KK: A few months ago, the CEO of Volkswagen in China said that he could not be 100 per cent certain that there was no forced labour at his plant in Xinjiang—and yet refused to stop production there. This squalid story nicely illustrates, I think, the pattern of Western companies’ dealings with China since the 1990s: profit at the expense of human dignity. How do you stop Western corporations from perpetuating this? Do you create incentives for them to quit while it remains under the thump of the CPC, or do you penalise them for choosing to do business in China? Is this something you think about?
MR: It’s terrible that some firms choose to profit from goods tainted with the forced labour of Uyghurs and others in Xinjiang. I remain committed to advancing legislative efforts, such as my bicameral and bipartisan Uyghur Forced Labour Prevention Act (S.3471), which would ensure that goods made with forced labour do not enter the homes of Americans and would require corporations seeking to import goods from Xinjiang to provide proof of that.
KK: There is some concern that the new administration in Washington is going to return to business-as-usual with Beijing.
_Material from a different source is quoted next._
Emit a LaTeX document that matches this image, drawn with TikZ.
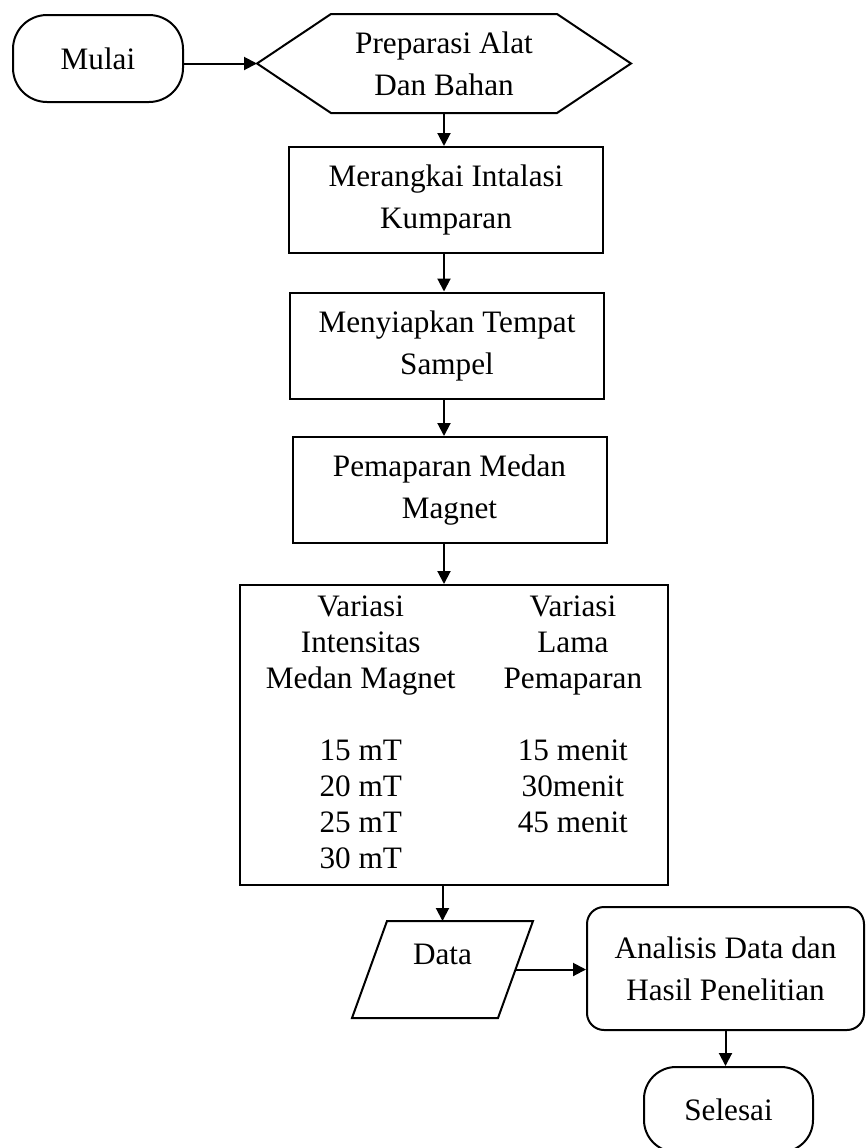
\documentclass[tikz,border=0pt]{standalone}
\usepackage{fontspec}
\setmainfont{Liberation Serif}
\usetikzlibrary{arrows.meta}
\usetikzlibrary{positioning}

\begin{document}
\begin{tikzpicture}[->,>={Triangle[length=6.5pt,width=6.5pt]},x=0.5pt,y=-0.5pt,line width=1pt,
		nodes={font=\fontsize{15.6}{21}\selectfont,align=center,inner sep=0pt},
		term/.style={draw,rounded corners=17pt,minimum width=85pt,minimum height=43.5pt},
		proc/.style={draw,minimum width=157pt,minimum height=53pt}]
		\useasboundingbox (0,0) rectangle (868,1148);
		% shapes
		\node[term] (mulai) at (98,58.5) {Mulai};
		\node[minimum width=186pt,minimum height=48.5pt] (prep) at (444,63.5) {Preparasi Alat\\Dan Bahan};
		\draw[-] (prep.west) -- ([xshift=37pt]prep.north west) -- ([xshift=-37pt]prep.north east) -- (prep.east)
			-- ([xshift=-37pt]prep.south east) -- ([xshift=37pt]prep.south west) -- cycle;
		\node[proc] (kump) at (446,200) {Merangkai Intalasi\\Kumparan};
		\node[proc] (samp) at (447,345.5) {Menyiapkan Tempat\\Sampel};
		\node[proc] (pem) at (449.5,490) {Pemaparan Medan\\Magnet};
		\node[draw,minimum width=214pt,minimum height=150pt] (var) at (454,735)
			{{\fontsize{15.6}{18}\selectfont
			\begin{tabular}{@{}c@{\hspace{24pt}}c@{}}
				Variasi & Variasi \\
				Intensitas & Lama \\
				Medan Magnet & Pemaparan \\
				& \\
				15 mT & 15 menit \\
				20 mT & 30menit \\
				25 mT & 45 menit \\
				30 mT &
			\end{tabular}}};
		\node[minimum width=72pt,minimum height=47.5pt,text depth=15pt] (data) at (442.5,969.5) {Data};
		\draw[-] ([xshift=8.75pt]data.north west) -- ([xshift=8.75pt]data.north east)
			-- ([xshift=-8.75pt]data.south east) -- ([xshift=-8.75pt]data.south west) -- cycle;
		\node[draw,rounded corners=8.5pt,minimum width=138.5pt,minimum height=61.5pt] (ana) at (725.5,968.5) {Analisis Data dan\\Hasil Penelitian};
		\node[term,minimum width=84.5pt,minimum height=42.5pt,rounded corners=16pt] (sel) at (728.5,1109.5) {Selesai};
		% arrows
		\draw (mulai.east |- prep.west) -- (prep.west);
		\draw (prep.south) -- (prep.south |- kump.north);
		\draw (kump.south -| prep.south) -- (samp.north -| prep.south);
		\draw (samp.south -| prep.south) -- (pem.north -| prep.south);
		\draw (pem.south -| prep.south) -- (var.north -| prep.south);
		\draw (var.south -| data.north) -- (data.north);
		\draw (data.east) -- (data.east -| ana.west);
		\draw (ana.south) -- (ana.south |- sel.north);
\end{tikzpicture}
\end{document}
Tibetans, especially, express the fear that the old habit of fabricating rationales for turning a blind eye to China’s conduct will be resuscitated. Do you worry about this? And will you assure those worried that you will vigilantly oppose a return the old ways of doing things?
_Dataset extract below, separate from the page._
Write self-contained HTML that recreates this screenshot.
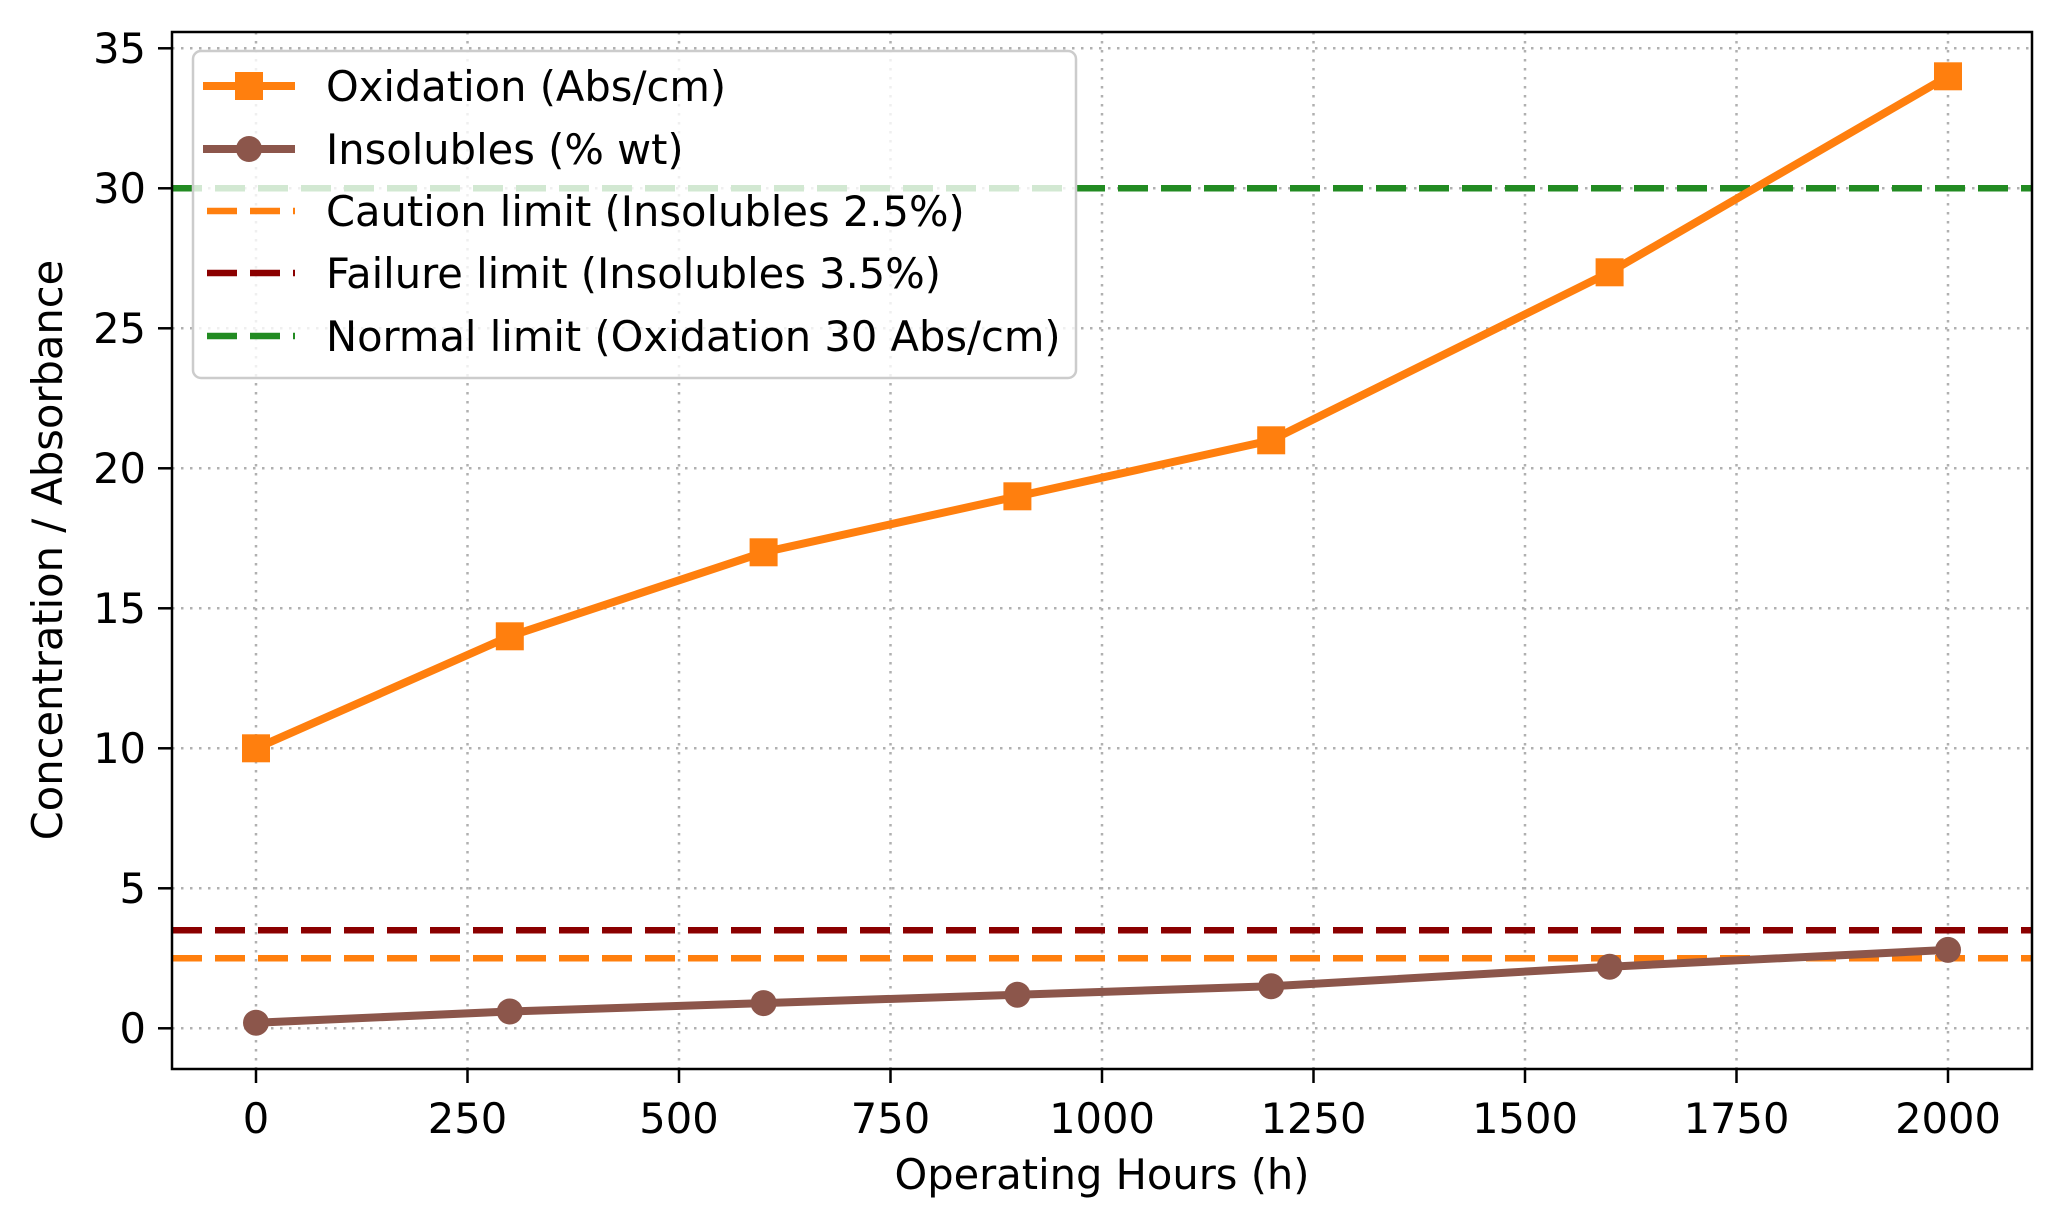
<!DOCTYPE html>
<html><head><meta charset="utf-8"><style>
html,body{margin:0;padding:0;background:#fff}
svg{display:block}
text{font-family:"DejaVu Sans","Liberation Sans",sans-serif;fill:#000}
</style></head><body>
<svg width="2060" height="1229" viewBox="0 0 2060 1229" xmlns="http://www.w3.org/2000/svg">
<rect width="2060" height="1229" fill="#fff"/>
<g stroke="#b0b0b0" stroke-width="2.5" stroke-dasharray="2.5 6.5">
<line x1="256" y1="32" x2="256" y2="1069"/><line x1="467.5" y1="32" x2="467.5" y2="1069"/>
<line x1="679" y1="32" x2="679" y2="1069"/><line x1="890.5" y1="32" x2="890.5" y2="1069"/>
<line x1="1102" y1="32" x2="1102" y2="1069"/><line x1="1313.5" y1="32" x2="1313.5" y2="1069"/>
<line x1="1525" y1="32" x2="1525" y2="1069"/><line x1="1736.5" y1="32" x2="1736.5" y2="1069"/>
<line x1="1948" y1="32" x2="1948" y2="1069"/>
<line x1="172" y1="1028.3" x2="2032" y2="1028.3"/><line x1="172" y1="888.3" x2="2032" y2="888.3"/>
<line x1="172" y1="748.3" x2="2032" y2="748.3"/><line x1="172" y1="608.3" x2="2032" y2="608.3"/>
<line x1="172" y1="468.3" x2="2032" y2="468.3"/><line x1="172" y1="328.3" x2="2032" y2="328.3"/>
<line x1="172" y1="188.3" x2="2032" y2="188.3"/><line x1="172" y1="48.3" x2="2032" y2="48.3"/>
</g>
<g stroke-width="6.5" stroke-dasharray="30 13" fill="none">
<line x1="172" y1="958.3" x2="2032" y2="958.3" stroke="#ff7f0e"/>
<line x1="172" y1="930.3" x2="2032" y2="930.3" stroke="#8b0000"/>
<line x1="172" y1="188.3" x2="2032" y2="188.3" stroke="#228b22"/>
</g>
<polyline fill="none" stroke="#ff7f0e" stroke-width="8" stroke-linejoin="round"
points="256,748.3 509.8,636.3 763.6,552.3 1017.4,496.3 1271.2,440.3 1609.6,272.3 1948,76.3"/>
<g fill="#ff7f0e">
<rect x="242" y="734.3" width="28" height="28"/><rect x="495.8" y="622.3" width="28" height="28"/>
<rect x="749.6" y="538.3" width="28" height="28"/><rect x="1003.4" y="482.3" width="28" height="28"/>
<rect x="1257.2" y="426.3" width="28" height="28"/><rect x="1595.6" y="258.3" width="28" height="28"/>
<rect x="1934" y="62.3" width="28" height="28"/>
</g>
<polyline fill="none" stroke="#8c564b" stroke-width="8" stroke-linejoin="round"
points="256,1022.7 509.8,1011.5 763.6,1003.1 1017.4,994.7 1271.2,986.3 1609.6,966.7 1948,949.9"/>
<g fill="#8c564b">
<circle cx="256" cy="1022.7" r="13"/><circle cx="509.8" cy="1011.5" r="13"/>
<circle cx="763.6" cy="1003.1" r="13"/><circle cx="1017.4" cy="994.7" r="13"/>
<circle cx="1271.2" cy="986.3" r="13"/><circle cx="1609.6" cy="966.7" r="13"/>
<circle cx="1948" cy="949.9" r="13"/>
</g>
<rect x="193" y="51" width="883" height="327" rx="8" fill="#fff" fill-opacity="0.8" stroke="#cccccc" stroke-width="2.5"/>
<line x1="203" y1="86" x2="295" y2="86" stroke="#ff7f0e" stroke-width="8"/>
<rect x="235" y="72" width="28" height="28" fill="#ff7f0e"/>
<line x1="203" y1="149" x2="295" y2="149" stroke="#8c564b" stroke-width="8"/>
<circle cx="249" cy="149" r="13" fill="#8c564b"/>
<line x1="207" y1="211" x2="295" y2="211" stroke="#ff7f0e" stroke-width="6.5" stroke-dasharray="30 13"/>
<line x1="207" y1="273" x2="295" y2="273" stroke="#8b0000" stroke-width="6.5" stroke-dasharray="30 13"/>
<line x1="207" y1="336" x2="295" y2="336" stroke="#228b22" stroke-width="6.5" stroke-dasharray="30 13"/>
<g font-size="41.6">
<text x="326" y="101">Oxidation (Abs/cm)</text>
<text x="326" y="164">Insolubles (% wt)</text>
<text x="326" y="226">Caution limit (Insolubles 2.5%)</text>
<text x="326" y="288">Failure limit (Insolubles 3.5%)</text>
<text x="326" y="351">Normal limit (Oxidation 30 Abs/cm)</text>
</g>
<rect x="172" y="32" width="1860" height="1037" fill="none" stroke="#000" stroke-width="2.5"/>
<g stroke="#000" stroke-width="2.5">
<line x1="158" y1="1028.3" x2="172" y2="1028.3"/><line x1="158" y1="888.3" x2="172" y2="888.3"/>
<line x1="158" y1="748.3" x2="172" y2="748.3"/><line x1="158" y1="608.3" x2="172" y2="608.3"/>
<line x1="158" y1="468.3" x2="172" y2="468.3"/><line x1="158" y1="328.3" x2="172" y2="328.3"/>
<line x1="158" y1="188.3" x2="172" y2="188.3"/><line x1="158" y1="48.3" x2="172" y2="48.3"/>
<line x1="256" y1="1069" x2="256" y2="1083"/><line x1="467.5" y1="1069" x2="467.5" y2="1083"/>
<line x1="679" y1="1069" x2="679" y2="1083"/><line x1="890.5" y1="1069" x2="890.5" y2="1083"/>
<line x1="1102" y1="1069" x2="1102" y2="1083"/><line x1="1313.5" y1="1069" x2="1313.5" y2="1083"/>
<line x1="1525" y1="1069" x2="1525" y2="1083"/><line x1="1736.5" y1="1069" x2="1736.5" y2="1083"/>
<line x1="1948" y1="1069" x2="1948" y2="1083"/>
</g>
<g font-size="41.6" text-anchor="end">
<text x="146" y="1043">0</text><text x="146" y="903">5</text><text x="146" y="763">10</text>
<text x="146" y="623">15</text><text x="146" y="483">20</text><text x="146" y="343">25</text>
<text x="146" y="203">30</text><text x="146" y="63">35</text>
</g>
<g font-size="41.6" text-anchor="middle">
<text x="256" y="1133">0</text><text x="467.5" y="1133">250</text><text x="679" y="1133">500</text>
<text x="890.5" y="1133">750</text><text x="1102" y="1133">1000</text><text x="1313.5" y="1133">1250</text>
<text x="1525" y="1133">1500</text><text x="1736.5" y="1133">1750</text><text x="1948" y="1133">2000</text>
<text x="1102" y="1189">Operating Hours (h)</text>
<text transform="translate(62,550) rotate(-90)">Concentration / Absorbance</text>
</g>
</svg>
</body></html>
MR: Whatever the plans of the administration, I know this: returning to business-as-usual with Beijing is not an option. The Communist Party of China is a genocidal regime bent on supplanting the United States’ role in the world and poses the greatest threat to international peace and security. I will continue to press the administration to ensure they fully grasp this threat and condemn any measure it makes that seeks to turn a blind eye to China’s plainly visible track record of repression and abuse.
KK: You are the target of sanctions by the Communist Party of China. Has this had any material effect?
MR: Quite frankly, China’s decision to sanction me is a badge of honour. While I had zero plans of travelling to China, the fact that the Chinese government and the Communist Party felt threatened by my work to put an end to their horrific human rights abuses reaffirms that we are on the right side of history.